The landscape is one of the two criteria based upon which the Dolomites have been included in the list of UNESCO World Heritage Sites: “The Dolomites are widely regarded as being among the most attractive mountain landscapes in the world” (UNESCO, Declaration of Outstanding Universal Value, criterion VII: to contain superlative natural phenomena or areas of exceptional natural beauty and aesthetic importance).
The Landscape Heritage and Protected Areas Operating Network, working with the University of Udine, has laid down a set of guidelines for the landscape, a knowledge base that is essential for drawing up the Overall Management Strategy.
The analytical work that went into this study has made it possible to identify the necessary tools and to devise a common language to be shared by all the provincial and regional authorities with a hand in running the Dolomites UNESCO World Heritage Site.
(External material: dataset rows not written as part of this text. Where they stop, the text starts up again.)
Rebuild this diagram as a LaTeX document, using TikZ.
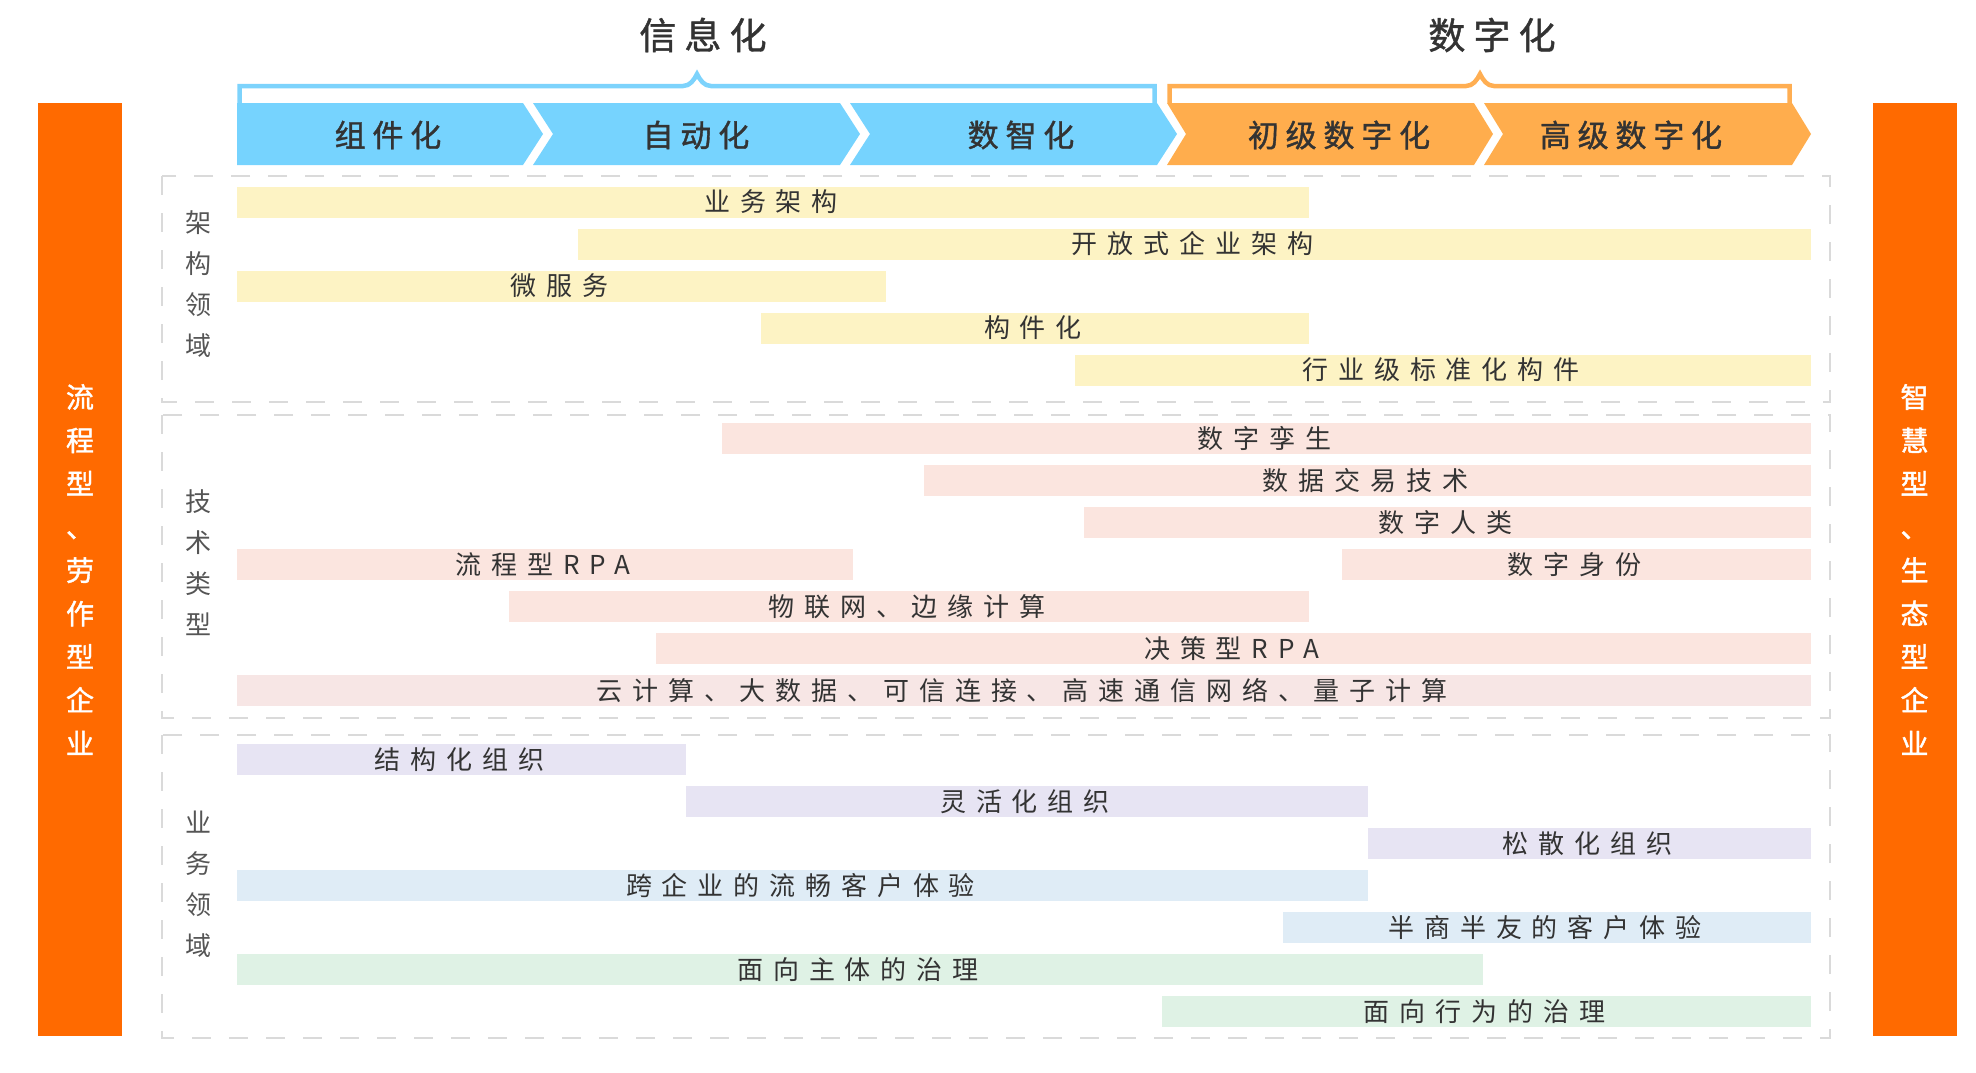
\documentclass[tikz,border=0pt]{standalone}
\usepackage{fontspec}
\newfontfamily\cjk{Noto Sans CJK SC}
\newfontfamily\cjkbar[LetterSpace=38]{Noto Sans CJK SC}
\newfontfamily\cjkhead[LetterSpace=22,FakeBold=1.2]{Noto Sans CJK SC}
\newfontfamily\cjkbold[FakeBold=1.4]{Noto Sans CJK SC}
\definecolor{sideorange}{HTML}{FF6A00}
\definecolor{chevblue}{HTML}{76D3FE}
\definecolor{chevorange}{HTML}{FFAD4D}
\definecolor{brblue}{HTML}{7DD3FC}
\definecolor{brorange}{HTML}{FFAE52}
\definecolor{barY}{HTML}{FDF3C4}
\definecolor{barP}{HTML}{FBE5DF}
\definecolor{barPtwo}{HTML}{F7E6E5}
\definecolor{barV}{HTML}{E7E4F3}
\definecolor{barB}{HTML}{DFECF6}
\definecolor{barG}{HTML}{DFF2E5}
\definecolor{dashgray}{HTML}{DADADA}
\definecolor{txt}{HTML}{333333}
\definecolor{sidetxt}{HTML}{555555}
\newcommand\gbar[6]{\node[gbar, fill=#5, minimum width={(#3-#2)*1pt}] (#1) at ({(#2+#3)/2},#4) {\kern-4pt#6};}
\begin{document}
\begin{tikzpicture}[x=1pt,y=-1pt,
  gbar/.style={rectangle, inner sep=0pt, minimum height=31pt, text=txt, font=\fontsize{26}{30}\selectfont\cjkbar},
  dashbox/.style={draw=dashgray, line width=2.5pt, dash pattern=on 19pt off 18pt},
  sidebar/.style={rectangle, fill=sideorange, inner sep=0pt, minimum width=84pt, minimum height=933pt, text=white, align=center, font=\fontsize{28}{43.3}\selectfont\cjkbold},
  sidelabel/.style={inner sep=0pt, align=center, text=sidetxt, font=\fontsize{26}{41}\selectfont\cjk},
  chevlabel/.style={inner sep=0pt, text=txt, font=\fontsize{31}{34}\selectfont\cjkhead},
  title/.style={inner sep=0pt, text=txt, font=\fontsize{37}{40}\selectfont\cjkhead},
  bracket/.style={line width=4.5pt, line join=miter}
]
\useasboundingbox (0,0) rectangle (1976,1072);

% side bars
\node[sidebar] (lside) at (80,569.5) {流\\程\\型\\、\\劳\\作\\型\\企\\业};
\node[sidebar] (rside) at (1914.5,569.5) {智\\慧\\型\\、\\生\\态\\型\\企\\业};

% titles
\node[title] (t1) at (703,35) {信息化};
\node[title] (t2) at (1492,35) {数字化};

% brackets
\draw[bracket, draw=brblue] (239.5,103) -- (239.5,86) -- (683,86) .. controls (690,86) and (694,80) .. (697,74) .. controls (700,80) and (704,86) .. (711,86) -- (1154.5,86) -- (1154.5,103);
\draw[bracket, draw=brorange] (1169.5,103) -- (1169.5,86) -- (1466,86) .. controls (1473,86) and (1477,80) .. (1480,74) .. controls (1483,80) and (1487,86) .. (1494,86) -- (1789.5,86) -- (1789.5,103);

% chevrons
\fill[chevblue] (237,103) -- (523,103) -- (543,134) -- (523,165) -- (237,165) -- cycle;
\fill[chevblue] (533,103) -- (840,103) -- (860,134) -- (840,165) -- (533,165) -- (553,134) -- cycle;
\fill[chevblue] (850,103) -- (1157,103) -- (1177,134) -- (1157,165) -- (850,165) -- (870,134) -- cycle;
\fill[chevorange] (1167,103) -- (1474,103) -- (1493,134) -- (1474,165) -- (1167,165) -- (1186,134) -- cycle;
\fill[chevorange] (1484,103) -- (1792,103) -- (1811,134) -- (1792,165) -- (1484,165) -- (1503,134) -- cycle;
\node[chevlabel] (c1) at (388,135) {组件化};
\node[chevlabel] (c2) at (696,135) {自动化};
\node[chevlabel] (c3) at (1021,135) {数智化};
\node[chevlabel] (c4) at (1339,135) {初级数字化};
\node[chevlabel] (c5) at (1631,135) {高级数字化};

% dashed boxes
\draw[dashbox] (162,176) rectangle (1830,402);
\draw[dashbox] (162,415) rectangle (1830,718);
\draw[dashbox] (162,735) rectangle (1830,1038);

% side labels
\node[sidelabel] (s1) at (198,284) {架\\构\\领\\域};
\node[sidelabel] (s2) at (198,563) {技\\术\\类\\型};
\node[sidelabel] (s3) at (198,884) {业\\务\\领\\域};

% box 1 bars
\gbar{a1}{237}{1309}{202}{barY}{业务架构}
\gbar{a2}{578}{1811}{244}{barY}{开放式企业架构}
\gbar{a3}{237}{886}{286}{barY}{微服务}
\gbar{a4}{761}{1309}{328}{barY}{构件化}
\gbar{a5}{1075}{1811}{370}{barY}{行业级标准化构件}

% box 2 bars
\gbar{b1}{722}{1811}{438.5}{barP}{数字孪生}
\gbar{b2}{924}{1811}{480.5}{barP}{数据交易技术}
\gbar{b3}{1084}{1811}{522.5}{barP}{数字人类}
\gbar{b4}{237}{853}{564.5}{barP}{流程型RPA}
\gbar{b5}{1342}{1811}{564.5}{barP}{数字身份}
\gbar{b6}{509}{1309}{606.5}{barP}{物联网、边缘计算}
\gbar{b7}{656}{1811}{648.5}{barP}{决策型RPA}
\gbar{b8}{237}{1811}{690.5}{barPtwo}{云计算、大数据、可信连接、高速通信网络、量子计算}

% box 3 bars
\gbar{d1}{237}{686}{759.5}{barV}{结构化组织}
\gbar{d2}{686}{1368}{801.5}{barV}{灵活化组织}
\gbar{d3}{1368}{1811}{843.5}{barV}{松散化组织}
\gbar{d4}{237}{1368}{885.5}{barB}{跨企业的流畅客户体验}
\gbar{d5}{1283}{1811}{927.5}{barB}{半商半友的客户体验}
\gbar{d6}{237}{1483}{969.5}{barG}{面向主体的治理}
\gbar{d7}{1162}{1811}{1011.5}{barG}{面向行为的治理}
\end{tikzpicture}
\end{document}
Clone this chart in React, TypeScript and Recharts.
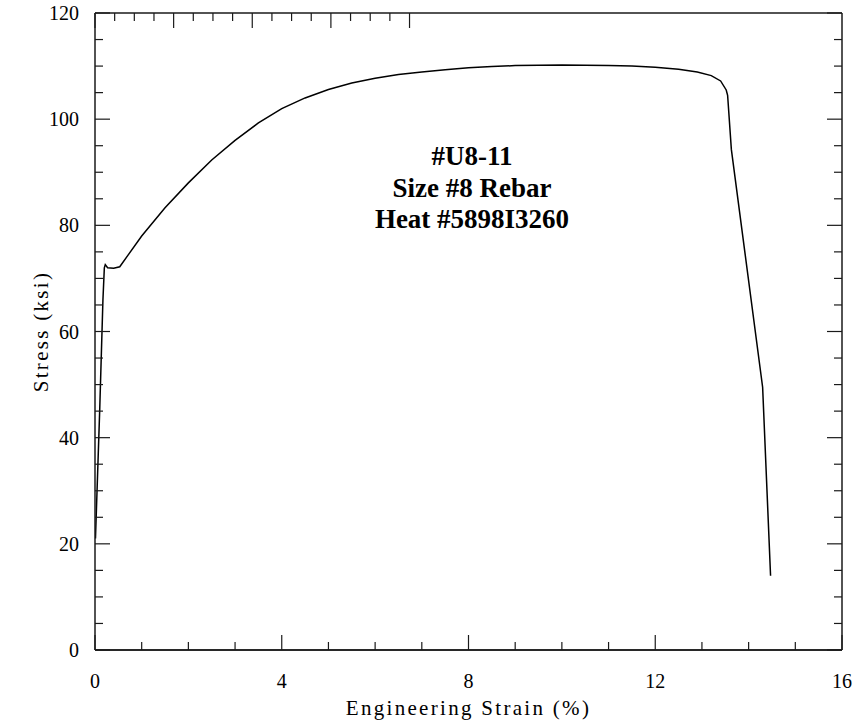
import { LineChart, Line, XAxis, YAxis, ReferenceLine } from 'recharts';

// stress-strain record for specimen #U8-11
const strain = [
  0.01, 0.1, 0.17, 0.2, 0.22, 0.27, 0.4, 0.53, 0.7, 1.0, 1.5, 2.0, 2.5, 3.0, 3.5, 4.0, 4.5, 5.0, 5.5,
  6.0, 6.5, 7.0, 7.5, 8.0, 8.5, 9.0, 10.0, 11.0, 11.5, 12.0, 12.5, 12.9, 13.2, 13.4, 13.52, 13.55,
  13.63, 14.3, 14.47,
];
const stress = [
  21, 45, 66, 72, 72.6, 72.0, 71.9, 72.2, 74.3, 78.0, 83.3, 88.0, 92.3, 96.0, 99.3, 102.0, 104.0,
  105.6, 106.8, 107.7, 108.4, 108.9, 109.3, 109.7, 109.9, 110.1, 110.2, 110.1, 110.0, 109.8, 109.4,
  108.9, 108.2, 107.2, 105.5, 104.5, 94.3, 49.5, 14,
];

const xTicks = [0, 1, 2, 3, 4, 5, 6, 7, 8, 9, 10, 11, 12, 13, 14, 15, 16];
const xLabelTicks = [0, 4, 8, 12, 16];
const yTicks = [0, 5, 10, 15, 20, 25, 30, 35, 40, 45, 50, 55, 60, 65, 70, 75, 80, 85, 90, 95, 100, 105, 110, 115, 120];
const yLabelTicks = [0, 20, 40, 60, 80, 100, 120];

const titleLines = ['#U8-11', 'Size #8 Rebar', 'Heat #5898I3260'];

const data = strain.map((s, i) => ({ strain: s, stress: stress[i] }));

const FONT = '"Liberation Serif", "Times New Roman", serif';
const INK = '#1a1a1a';
const titleFont = { fontSize: 21, fill: '#000', fontFamily: FONT, letterSpacing: 2.3 };
const frame = { stroke: INK, strokeWidth: 1.5 };
const MINOR = 8;
const MAJOR = 15;

type Side = 'bottom' | 'top' | 'left' | 'right';

interface TickProps {
  x?: number;
  y?: number;
  payload?: { value: number };
  side: Side;
  labels?: number[];
}

// inward tick mark, plus the number when this tick carries a label
function FrameTick({ x = 0, y = 0, payload, side, labels }: TickProps) {
  const v = payload ? payload.value : 0;
  const labelled = !!labels && labels.includes(v);
  const major = labels ? labelled : side === 'top' || side === 'bottom' ? v % 4 === 0 : v % 20 === 0;
  const len = major ? MAJOR : MINOR;
  let line = { x1: x, y1: y, x2: x, y2: y };
  if (side === 'bottom') line = { x1: x, y1: y, x2: x, y2: y - len };
  if (side === 'top') line = { x1: x, y1: y, x2: x, y2: y + len };
  if (side === 'left') line = { x1: x, y1: y, x2: x + len, y2: y };
  if (side === 'right') line = { x1: x, y1: y, x2: x - len, y2: y };
  return (
    <g>
      <line {...line} stroke={INK} strokeWidth={1.2} />
      {labelled && side === 'bottom' && (
        <text x={x} y={y + 38} textAnchor="middle" fontSize={20} fontFamily={FONT} fill="#000">
          {v}
        </text>
      )}
      {labelled && side === 'left' && (
        <text x={x - 16} y={y} dy="0.35em" textAnchor="end" fontSize={20} fontFamily={FONT} fill="#000">
          {v}
        </text>
      )}
    </g>
  );
}

export default function App() {
  return (
    <div style={{ position: 'absolute', left: 0, top: 0, width: 858, height: 727, background: '#fff' }}>
      <LineChart width={858} height={727} data={data} margin={{ top: 13, right: 16, bottom: 0, left: 0 }}>
        <XAxis
          xAxisId="main"
          dataKey="strain"
          type="number"
          domain={[0, 16]}
          allowDataOverflow
          ticks={xTicks}
          interval={0}
          height={77}
          tickLine={false}
          tickSize={0}
          tickMargin={0}
          tick={<FrameTick side="bottom" labels={xLabelTicks} />}
          axisLine={frame}
          label={{ value: 'Engineering Strain (%)', position: 'insideBottom', offset: 12, style: titleFont }}
        />
        <XAxis xAxisId="top" orientation="top" type="number" domain={[0, 16]} allowDataOverflow ticks={xTicks} interval={0}
          mirror height={1} tickLine={false} tickSize={0} tickMargin={0} axisLine={frame} tick={<FrameTick side="top" />} />

        <YAxis
          yAxisId="main"
          type="number"
          domain={[0, 120]}
          allowDataOverflow
          ticks={yTicks}
          interval={0}
          width={95}
          tickLine={false}
          tickSize={0}
          tickMargin={0}
          tick={<FrameTick side="left" labels={yLabelTicks} />}
          axisLine={frame}
          label={{ value: 'Stress (ksi)', angle: -90, position: 'center', dx: -7, style: titleFont }}
        />
        <YAxis yAxisId="right" orientation="right" type="number" domain={[0, 120]} allowDataOverflow ticks={yTicks} interval={0}
          mirror width={1} tickLine={false} tickSize={0} tickMargin={0} axisLine={frame} tick={<FrameTick side="right" />} />

        <ReferenceLine xAxisId="main" yAxisId="main" y={0} stroke={INK} strokeWidth={1.5} />

        <Line
          xAxisId="main"
          yAxisId="main"
          dataKey="stress"
          type="linear"
          stroke="#000"
          strokeWidth={1.5}
          dot={false}
          isAnimationActive={false}
        />
      </LineChart>
      <div
        style={{
          position: 'absolute',
          left: 272,
          top: 141,
          width: 400,
          textAlign: 'center',
          fontFamily: FONT,
          fontWeight: 'bold',
          fontSize: 27,
          lineHeight: '31.5px',
          color: '#000',
        }}
      >
        {titleLines.map((t) => (
          <div key={t}>{t}</div>
        ))}
      </div>
    </div>
  );
}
Given that this is a serial property dotted over a much larger area falling within the boundaries of five Italian provinces of considerable institutional and administrative diversity, the Foundation’s task is no easy one.
The study sets out three main strategic areas of attack: identifying what is common to the whole landscape in terms of features that recur in all Dolomite Systems, creating the tools for cataloguing obsolete structures and harmonising planning and control tools.
The guidelines, adopted by the Foundation’s Steering Committee on 28 August 2014, are accompanied by a series of operational recommendations, among them the introduction of a standardised definition of the Dolomites World Heritage Site to be used, as appropriate, for the planning tools needed. In short, this is another step on the way to establishing the cross-border management requested by UNESCO for a territory whose administration is divided up between the provinces of Belluno, Bolzano, Pordenone, Trento and Udine and the regions Friuli Venezia Giulia and Veneto.